▶ [Task to complete]
Return the material exactly, first line through the line containing "620, 450, 380, 360, 390, 360, 440, 380, 465, 380]", and nothing more. Pictures stay out.

----- Material

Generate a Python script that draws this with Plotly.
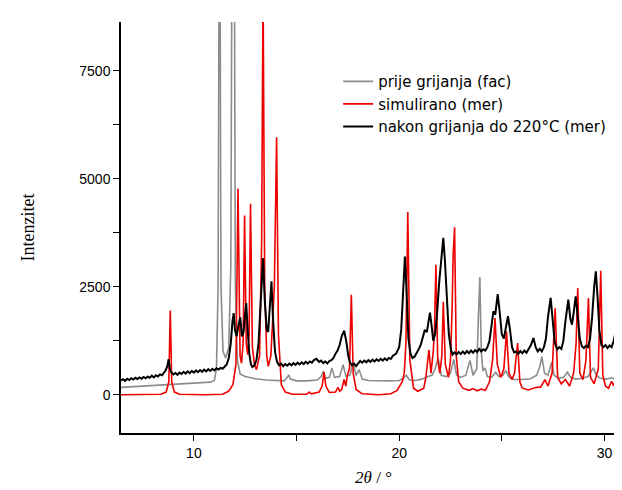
import plotly.graph_objects as go

# ---------------- data ----------------
fac_x = [6.45, 7.0, 7.5, 8.0, 8.5, 9.0, 9.5, 10.0, 10.5, 10.8, 11.0, 11.1, 11.18, 11.25, 11.32, 11.42,
         11.55, 11.7, 11.8, 11.88, 11.95, 12.02, 12.12, 12.25, 12.5, 13.0, 13.5, 14.0, 14.4, 14.55,
         14.62, 14.7, 15.0, 15.5, 16.0, 16.2, 16.3, 16.42, 16.6, 16.72, 16.85, 17.1, 17.27, 17.4,
         17.6, 17.76, 17.9, 18.05, 18.2, 18.5, 19.0, 19.5, 20.0, 20.2, 20.35, 20.5, 20.8, 21.1, 21.4,
         21.6, 21.75, 21.9, 22.05, 22.3, 22.5, 22.66, 22.8, 23.0, 23.25, 23.45, 23.6, 23.78, 23.86,
         23.93, 24.0, 24.08, 24.18, 24.3, 24.5, 24.7, 24.85, 25.05, 25.2, 25.35, 25.6, 26.0, 26.4,
         26.7, 26.85, 26.95, 27.08, 27.25, 27.43, 27.55, 27.75, 28.0, 28.2, 28.35, 28.6, 28.9, 29.2,
         29.46, 29.6, 29.8, 30.1, 30.34, 30.5, 30.7, 30.8, 30.93, 31.05]
fac_y = [170, 185, 195, 205, 215, 225, 240, 255, 270, 290, 330, 600, 2500, 14000, 2500, 1000,
         850, 1100, 3000, 14000, 14000, 2500, 800, 480, 420, 370, 340, 320, 320, 400,
         460, 360, 320, 320, 340, 420, 540, 380, 400, 620, 400, 420, 695, 430,
         450, 735, 450, 580, 360, 330, 320, 320, 330, 380, 450, 340, 330, 360, 420,
         450, 600, 850, 450, 420, 500, 815, 450, 400, 450, 795, 450, 600, 1800,
         2725, 1000, 550, 620, 420, 400, 520, 420, 450, 560, 400, 350, 350, 370,
         450, 650, 880, 500, 450, 750, 450, 380, 400, 520, 400, 360, 380, 420,
         620, 450, 380, 360, 390, 360, 440, 380, 465, 380]

sim_x = [6.45, 7.5, 8.4, 8.65, 8.78, 8.85, 8.92, 9.05, 9.3, 10.5, 11.4, 11.7, 11.9, 12.05, 12.15,
         12.25, 12.32, 12.4, 12.47, 12.55, 12.62, 12.69, 12.76, 12.85, 12.95, 13.05, 13.2, 13.3,
         13.37, 13.45, 13.55, 13.62, 13.75, 13.92, 14.03, 14.12, 14.26, 14.45, 14.8, 15.5, 15.62,
         15.72, 16.1, 16.25, 16.34, 16.43, 16.6, 16.9, 17.02, 17.1, 17.2, 17.32, 17.4, 17.48, 17.58,
         17.67, 17.76, 17.9, 18.2, 19.0, 19.6, 19.9, 20.15, 20.25, 20.33, 20.42, 20.52, 20.7, 20.9,
         21.2, 21.3, 21.45, 21.55, 21.66, 21.72, 21.79, 21.88, 21.98, 22.08, 22.15, 22.25, 22.4,
         22.5, 22.58, 22.63, 22.7, 22.78, 22.9, 23.1, 23.4, 23.6, 23.8, 24.0, 24.2, 24.4, 24.55,
         24.67, 24.78, 24.95, 25.1, 25.23, 25.35, 25.5, 25.62, 25.77, 25.88, 26.0, 26.3, 26.6, 26.9,
         27.1, 27.25, 27.45, 27.6, 27.72, 27.9, 28.1, 28.3, 28.5, 28.62, 28.7, 28.8, 28.95, 29.1,
         29.22, 29.32, 29.5, 29.7, 29.82, 29.92, 30.05, 30.2, 30.35, 30.45, 30.52, 30.62, 30.75,
         30.85, 30.95, 31.05]
sim_y = [0, 0, 10, 60, 300, 1950, 300, 60, 10, 0, 10, 80, 230, 700, 4770,
         900, 730, 1200, 4150, 1200, 925, 1400, 4420, 1100, 700, 580, 900, 3500,
         9500, 2500, 900, 655, 900, 2500, 5960, 1400, 230, 60, 10, 10, 60,
         20, 60, 200, 520, 200, 50, 60, 170, 80, 120, 350, 200, 455, 600,
         2315, 500, 120, 20, 0, 20, 100, 300, 500, 1200, 4230, 800, 150, 80,
         150, 400, 1040, 500, 1000, 1500, 3010, 800, 500, 900, 2150, 700, 400,
         800, 2000, 3240, 3875, 900, 300, 150, 100, 140, 90, 130, 100, 300, 800,
         1775, 700, 400, 600, 1465, 500, 350, 500, 1195, 300, 150, 110, 160, 180,
         350, 200, 500, 2000, 400, 250, 350, 200, 500, 1200, 2470, 500, 350, 800,
         2240, 400, 250, 600, 2870, 450, 200, 150, 310, 200, 320, 150, 250,
         290, 120, 80]

mer_x = [6.45, 6.55, 6.65, 6.75, 6.85, 6.95, 7.05, 7.15, 7.25, 7.35, 7.45, 7.55, 7.65, 7.75, 7.85,
         7.95, 8.05, 8.15, 8.25, 8.35, 8.45, 8.55, 8.62, 8.7, 8.77, 8.83, 8.9, 9.0, 9.1, 9.2, 9.3,
         9.4, 9.5, 9.6, 9.7, 9.8, 9.9, 10.0, 10.1, 10.2, 10.3, 10.4, 10.5, 10.6, 10.7, 10.8, 10.9,
         11.0, 11.1, 11.2, 11.3, 11.4, 11.5, 11.6, 11.7, 11.8, 11.88, 11.94, 12.0, 12.08, 12.15,
         12.26, 12.34, 12.42, 12.48, 12.55, 12.62, 12.7, 12.78, 12.85, 12.95, 13.05, 13.15, 13.25,
         13.32, 13.37, 13.45, 13.55, 13.62, 13.7, 13.78, 13.85, 13.95, 14.05, 14.15, 14.25, 14.35,
         14.45, 14.55, 14.65, 14.75, 14.85, 14.95, 15.05, 15.15, 15.25, 15.35, 15.45, 15.55, 15.65,
         15.75, 15.85, 15.97, 16.1, 16.2, 16.3, 16.4, 16.5, 16.6, 16.7, 16.8, 16.9, 17.0, 17.1,
         17.2, 17.32, 17.42, 17.52, 17.6, 17.7, 17.8, 17.9, 18.0, 18.1, 18.2, 18.3, 18.4, 18.5,
         18.6, 18.7, 18.8, 18.9, 19.0, 19.1, 19.2, 19.3, 19.4, 19.5, 19.6, 19.7, 19.85, 20.0, 20.1,
         20.2, 20.28, 20.36, 20.45, 20.55, 20.65, 20.75, 20.85, 20.95, 21.05, 21.15, 21.25, 21.35,
         21.45, 21.5, 21.58, 21.66, 21.75, 21.85, 21.95, 22.05, 22.15, 22.23, 22.32, 22.42, 22.52,
         22.6, 22.7, 22.8, 22.9, 23.0, 23.1, 23.2, 23.3, 23.4, 23.5, 23.6, 23.7, 23.8, 23.9, 24.0,
         24.1, 24.2, 24.3, 24.4, 24.5, 24.59, 24.68, 24.8, 24.9, 25.0, 25.1, 25.2, 25.3, 25.4, 25.5,
         25.6, 25.7, 25.8, 25.9, 26.0, 26.1, 26.2, 26.3, 26.42, 26.54, 26.65, 26.75, 26.85, 26.95,
         27.05, 27.15, 27.25, 27.38, 27.48, 27.58, 27.7, 27.8, 27.9, 28.0, 28.1, 28.24, 28.34,
         28.42, 28.5, 28.6, 28.7, 28.8, 28.9, 29.0, 29.1, 29.2, 29.3, 29.4, 29.5, 29.58, 29.66,
         29.75, 29.85, 29.95, 30.05, 30.15, 30.25, 30.35, 30.45, 30.55, 30.6, 30.68, 30.78, 30.88,
         30.98, 31.05]
mer_y = [330, 360, 320, 370, 340, 380, 350, 390, 360, 400, 370, 410, 380, 420, 390,
         440, 400, 450, 420, 470, 450, 520, 560, 650, 820, 600, 520, 470, 500, 460, 510,
         480, 530, 490, 540, 500, 550, 510, 560, 520, 570, 530, 580, 540, 590, 550, 600,
         560, 610, 580, 620, 600, 650, 700, 850, 1200, 1700, 1890, 1500, 1350, 1550,
         1790, 1350, 1450, 1800, 2120, 1500, 950, 700, 640, 680, 800, 1200, 2000,
         2700, 3160, 2200, 1500, 1450, 2000, 2625, 1800, 1000, 760, 680, 720, 660,
         710, 670, 720, 680, 730, 690, 740, 700, 750, 710, 760, 720, 770,
         740, 800, 830, 760, 790, 730, 770, 720, 780, 800, 850, 950, 1020, 1150,
         1350, 1480, 1250, 900, 750, 680, 720, 660, 710, 780, 740, 790, 750, 800,
         760, 810, 770, 820, 780, 830, 790, 840, 800, 850, 830, 900, 950, 1100, 1500,
         2400, 3200, 2400, 1300, 950, 850, 880, 950, 1050, 1150, 1350, 1500, 1450,
         1800, 1900, 1600, 1250, 1400, 1900, 2600, 3200, 3630, 3100, 2200, 1400, 1050,
         930, 980, 930, 990, 940, 1000, 950, 1010, 960, 1020, 970, 1030, 990, 1060, 1000,
         1050, 1020, 1100, 1250, 1600, 1930, 1850, 2330, 1900, 1400, 1300, 1550, 1815, 1500, 1100,
         980, 1000, 950, 1010, 960, 1020, 970, 1050, 1150, 1310, 1100, 1000, 1060, 1000,
         1100, 1300, 1800, 2240, 1700, 1200, 1050, 1100, 1060, 1250, 1700, 2200, 1750,
         1620, 1900, 2275, 1800, 1300, 1120, 1080, 1130, 1100, 1300, 1800, 2500, 2855, 2300,
         1500, 1150, 1100, 1150, 1080, 1140, 1100, 1250, 1480, 1580, 1400, 1150, 1050,
         950, 1000]

series_names = ["prije grijanja (fac)", "simulirano (mer)", "nakon grijanja do 220°C (mer)"]
x_tick_vals = [10, 15, 20, 25, 30]
x_tick_text = ["10", "", "20", "", "30"]
y_tick_vals = [0, 1250, 2500, 3750, 5000, 6250, 7500]
y_tick_text = ["0", "", "2500", "", "5000", "", "7500"]

# ---------------- figure ----------------
fig = go.Figure()
fig.add_trace(go.Scatter(x=fac_x, y=fac_y, mode="lines", name=series_names[0],
                         line=dict(color="#8c8c8c", width=1.6)))
fig.add_trace(go.Scatter(x=sim_x, y=sim_y, mode="lines", name=series_names[1],
                         line=dict(color="#ee0000", width=1.6)))
fig.add_trace(go.Scatter(x=mer_x, y=mer_y, mode="lines", name=series_names[2],
                         line=dict(color="#000000", width=2)))

fig.update_layout(
    width=622, height=490,
    margin=dict(l=113, r=4, t=14, b=65),
    paper_bgcolor="white", plot_bgcolor="white",
    font=dict(family="Liberation Sans, Arial, sans-serif", size=14, color="black"),
    showlegend=True,
    legend=dict(x=0.43, y=0.895, xanchor="left", yanchor="top",
                bgcolor="rgba(0,0,0,0)",
                font=dict(family="DejaVu Sans, Verdana, sans-serif", size=15),
                tracegroupgap=0, itemwidth=30),
)
fig.update_xaxes(
    range=[6.45, 31.05], showgrid=False, zeroline=False, automargin=False,
    showline=True, linecolor="black", linewidth=1.5,
    ticks="outside", ticklen=6, tickwidth=1.2, tickcolor="black",
    tickvals=x_tick_vals, ticktext=x_tick_text,
    title=dict(text="<i>2θ</i> / °", standoff=12,
               font=dict(family="Liberation Serif, Times New Roman, serif", size=17)),
)
fig.update_yaxes(
    range=[-887, 8627], showgrid=False, zeroline=False, automargin=False,
    showline=True, linecolor="black", linewidth=1.5,
    ticks="outside", ticklen=6, tickwidth=1.2, tickcolor="black",
    tickvals=y_tick_vals, ticktext=y_tick_text,
    title=dict(text="Intenzitet", standoff=40,
               font=dict(family="Liberation Serif, Times New Roman, serif", size=18)),
)

fig.write_html("out.html")
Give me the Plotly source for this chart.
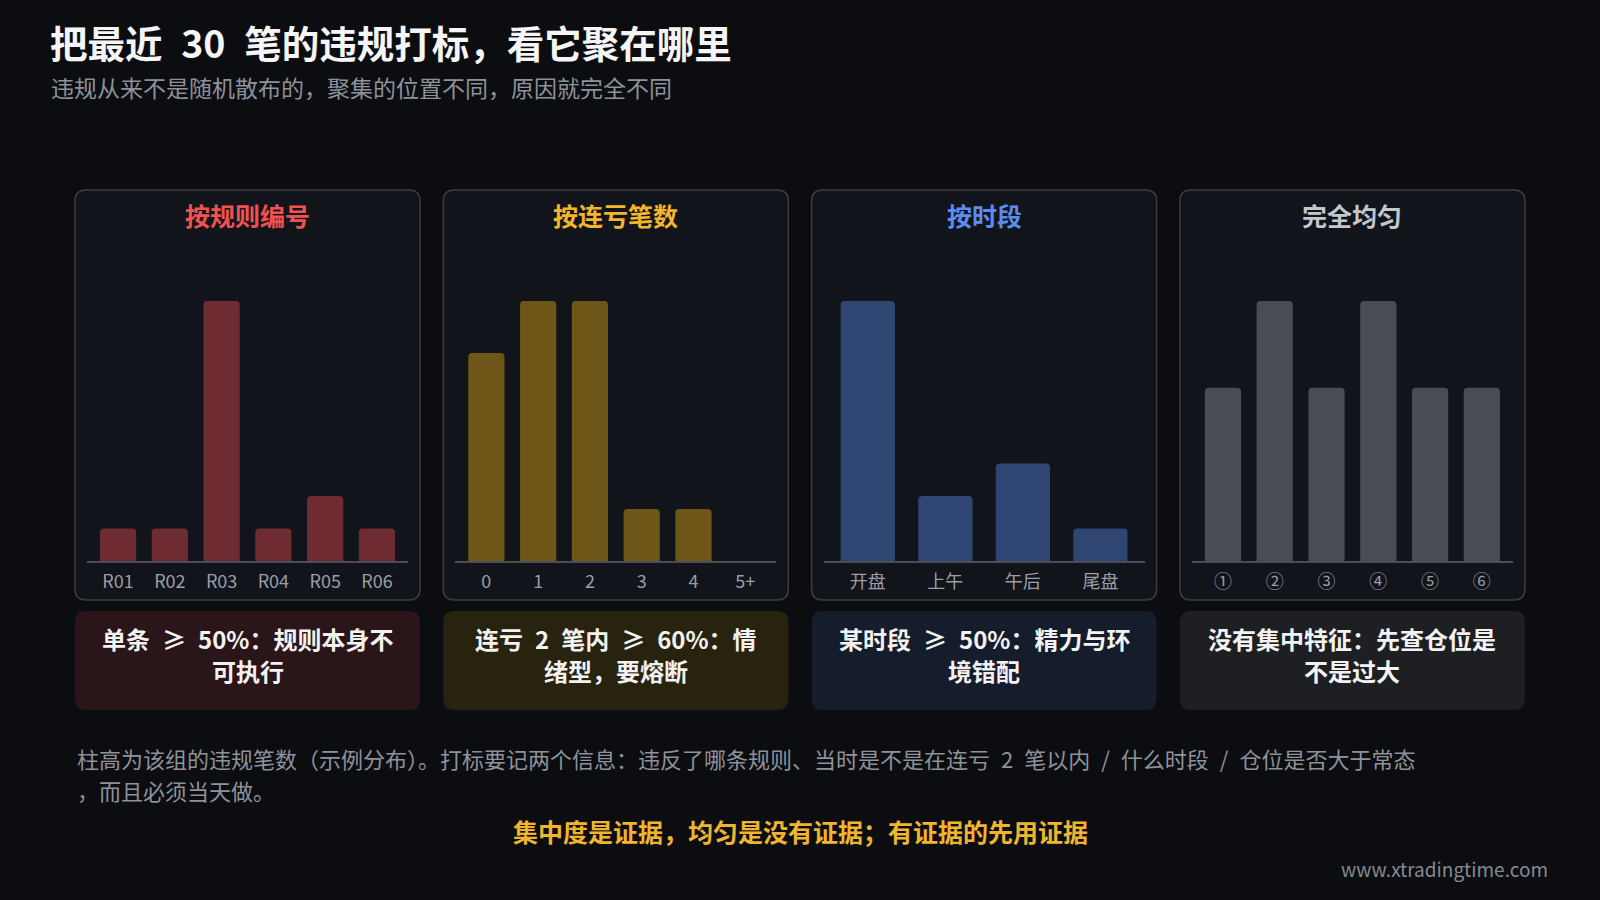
import plotly.graph_objects as go

# ---------------- data ----------------
title_text = "把最近\u200230\u2002笔的违规打标，看它聚在哪里"
subtitle_text = "违规从来不是随机散布的，聚集的位置不同，原因就完全不同"

panel_titles = ["按规则编号", "按连亏笔数", "按时段", "完全均匀"]

rule_cats = ["R01", "R02", "R03", "R04", "R05", "R06"]
rule_vals = [1, 1, 8, 1, 2, 1]

streak_cats = ["0", "1", "2", "3", "4", "5+"]
streak_vals = [4, 5, 5, 1, 1, 0]

time_cats = ["开盘", "上午", "午后", "尾盘"]
time_vals = [8, 2, 3, 1]

even_cats = ["①", "②", "③", "④", "⑤", "⑥"]
even_vals = [2, 3, 2, 3, 2, 2]

captions = [
    "单条\u2002≥\u200250%：规则本身不<br>可执行",
    "连亏\u20022\u2002笔内\u2002≥\u200260%：情<br>绪型，要熔断",
    "某时段\u2002≥\u200250%：精力与环<br>境错配",
    "没有集中特征：先查仓位是<br>不是过大",
]

footnote_lines = [
    "柱高为该组的违规笔数（示例分布）。打标要记两个信息：违反了哪条规则、当时是不是在连亏\u20022\u2002笔以内\u2002/\u2002什么时段\u2002/\u2002仓位是否大于常态",
    "，而且必须当天做。",
]
conclusion_text = "集中度是证据，均匀是没有证据；有证据的先用证据"
watermark_text = "www.xtradingtime.com"

# ---------------- styles ----------------
W, H = 1600, 900
FONT = "Noto Sans CJK SC"
PAGE_BG = "#0c0d11"
PANEL_BG = "#11141a"
PANEL_BORDER = "#3a3d45"
AXIS_COLOR = "#4a4d55"
TICK_COLOR = "#9a9ea6"

bar_colors = ["#6e2b31", "#6d5617", "#2f4673", "#4a4c53"]
title_colors = ["#f0524f", "#f2b52c", "#5a8def", "#c3c6cc"]
caption_bgs = ["#2a1619", "#28230f", "#151c2c", "#1e1f23"]
pads = [0.6, 0.6, 0.57, 0.6]

cats_list = [rule_cats, streak_cats, time_cats, even_cats]
vals_list = [rule_vals, streak_vals, time_vals, even_vals]


def px(x):
    return x / W


def py(y):
    return 1 - y / H


def rrect(x0, y0, x1, y1, r):
    pts = [
        ("M", [(x0 + r, y0)]),
        ("L", [(x1 - r, y0)]),
        ("Q", [(x1, y0), (x1, y0 + r)]),
        ("L", [(x1, y1 - r)]),
        ("Q", [(x1, y1), (x1 - r, y1)]),
        ("L", [(x0 + r, y1)]),
        ("Q", [(x0, y1), (x0, y1 - r)]),
        ("L", [(x0, y0 + r)]),
        ("Q", [(x0, y0), (x0 + r, y0)]),
    ]
    s = ""
    for cmd, ps in pts:
        s += cmd + " ".join(f"{px(a):.5f},{py(b):.5f}" for a, b in ps) + " "
    return s + "Z"


fig = go.Figure()
shapes = []
annotations = []

BOX_W = 345
for i in range(4):
    bx0 = 75 + i * 368.3
    bx1 = bx0 + BOX_W
    shapes.append(dict(type="path", path=rrect(bx0, 190, bx1, 600, 11),
                       xref="paper", yref="paper", fillcolor=PANEL_BG,
                       line=dict(color=PANEL_BORDER, width=1.5), layer="below"))
    shapes.append(dict(type="path", path=rrect(bx0, 611, bx1, 710, 11),
                       xref="paper", yref="paper", fillcolor=caption_bgs[i],
                       line=dict(width=0), layer="below"))
    n = i + 1
    xa = "x" if n == 1 else f"x{n}"
    ya = "y" if n == 1 else f"y{n}"
    fig.add_trace(go.Bar(
        x=cats_list[i], y=vals_list[i], xaxis=xa, yaxis=ya,
        marker=dict(color=bar_colors[i], line=dict(width=0), cornerradius=4),
        width=0.7, hoverinfo="x+y", showlegend=False,
    ))
    ncat = len(cats_list[i])
    key_x = "xaxis" if n == 1 else f"xaxis{n}"
    key_y = "yaxis" if n == 1 else f"yaxis{n}"
    fig.update_layout({
        key_x: dict(domain=[px(bx0 + 12), px(bx1 - 12)], anchor=ya,
                    type="category", range=[-pads[i], ncat - 1 + pads[i]],
                    showline=True, linecolor=AXIS_COLOR, linewidth=1.5,
                    showgrid=False, zeroline=False, ticks="",
                    ticklabelstandoff=4,
                    tickfont=dict(family=FONT, size=18, color=TICK_COLOR),
                    fixedrange=True),
        key_y: dict(domain=[py(561), py(301)], anchor=xa,
                    range=[0, max(vals_list[i])], visible=False,
                    showgrid=False, zeroline=False, fixedrange=True),
    })
    cx = (bx0 + bx1) / 2
    annotations.append(dict(text=f"<b>{panel_titles[i]}</b>", x=px(cx), y=py(215),
                            xref="paper", yref="paper", xanchor="center", yanchor="middle",
                            showarrow=False,
                            font=dict(family=FONT, size=25, color=title_colors[i])))
    for j, line in enumerate(captions[i].split("<br>")):
        annotations.append(dict(text=f"<b>{line}</b>", x=px(cx), y=py(638 + 32 * j),
                                xref="paper", yref="paper", xanchor="center", yanchor="middle",
                                showarrow=False,
                                font=dict(family=FONT, size=24, color="#f2f2f2")))

annotations.append(dict(text=f"<b>{title_text}</b>", x=px(48), y=py(42),
                        xref="paper", yref="paper", xanchor="left", yanchor="middle",
                        showarrow=False, font=dict(family=FONT, size=37.5, color="#f5f5f5")))
annotations.append(dict(text=subtitle_text, x=px(49), y=py(87),
                        xref="paper", yref="paper", xanchor="left", yanchor="middle",
                        showarrow=False, font=dict(family=FONT, size=23, color="#8e929a")))
for j, line in enumerate(footnote_lines):
    annotations.append(dict(text=line, x=px(75), y=py(758 + 32 * j),
                            xref="paper", yref="paper", xanchor="left", yanchor="middle",
                            showarrow=False, font=dict(family=FONT, size=22, color="#8e929a")))
annotations.append(dict(text=f"<b>{conclusion_text}</b>", x=px(800), y=py(831),
                        xref="paper", yref="paper", xanchor="center", yanchor="middle",
                        showarrow=False, font=dict(family=FONT, size=25, color="#f0b52e")))
annotations.append(dict(text=watermark_text, x=px(1550), y=py(868),
                        xref="paper", yref="paper", xanchor="right", yanchor="middle",
                        showarrow=False, font=dict(family=FONT, size=19, color="#858991")))

fig.update_layout(
    width=W, height=H, margin=dict(l=0, r=0, t=0, b=0),
    paper_bgcolor=PAGE_BG, plot_bgcolor="rgba(0,0,0,0)",
    shapes=shapes, annotations=annotations, showlegend=False,
    bargap=0.3,
)

fig.write_html("out.html", config={"displayModeBar": False},
               post_script="document.body.style.margin='0';document.body.style.overflow='hidden';")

----------

▶ [Solution for this exercise]
Generate a Python script that draws this with Plotly.
import plotly.graph_objects as go

# ---------------- data ----------------
fac_x = [6.45, 7.0, 7.5, 8.0, 8.5, 9.0, 9.5, 10.0, 10.5, 10.8, 11.0, 11.1, 11.18, 11.25, 11.32, 11.42,
         11.55, 11.7, 11.8, 11.88, 11.95, 12.02, 12.12, 12.25, 12.5, 13.0, 13.5, 14.0, 14.4, 14.55,
         14.62, 14.7, 15.0, 15.5, 16.0, 16.2, 16.3, 16.42, 16.6, 16.72, 16.85, 17.1, 17.27, 17.4,
         17.6, 17.76, 17.9, 18.05, 18.2, 18.5, 19.0, 19.5, 20.0, 20.2, 20.35, 20.5, 20.8, 21.1, 21.4,
         21.6, 21.75, 21.9, 22.05, 22.3, 22.5, 22.66, 22.8, 23.0, 23.25, 23.45, 23.6, 23.78, 23.86,
         23.93, 24.0, 24.08, 24.18, 24.3, 24.5, 24.7, 24.85, 25.05, 25.2, 25.35, 25.6, 26.0, 26.4,
         26.7, 26.85, 26.95, 27.08, 27.25, 27.43, 27.55, 27.75, 28.0, 28.2, 28.35, 28.6, 28.9, 29.2,
         29.46, 29.6, 29.8, 30.1, 30.34, 30.5, 30.7, 30.8, 30.93, 31.05]
fac_y = [170, 185, 195, 205, 215, 225, 240, 255, 270, 290, 330, 600, 2500, 14000, 2500, 1000,
         850, 1100, 3000, 14000, 14000, 2500, 800, 480, 420, 370, 340, 320, 320, 400,
         460, 360, 320, 320, 340, 420, 540, 380, 400, 620, 400, 420, 695, 430,
         450, 735, 450, 580, 360, 330, 320, 320, 330, 380, 450, 340, 330, 360, 420,
         450, 600, 850, 450, 420, 500, 815, 450, 400, 450, 795, 450, 600, 1800,
         2725, 1000, 550, 620, 420, 400, 520, 420, 450, 560, 400, 350, 350, 370,
         450, 650, 880, 500, 450, 750, 450, 380, 400, 520, 400, 360, 380, 420,
         620, 450, 380, 360, 390, 360, 440, 380, 465, 380]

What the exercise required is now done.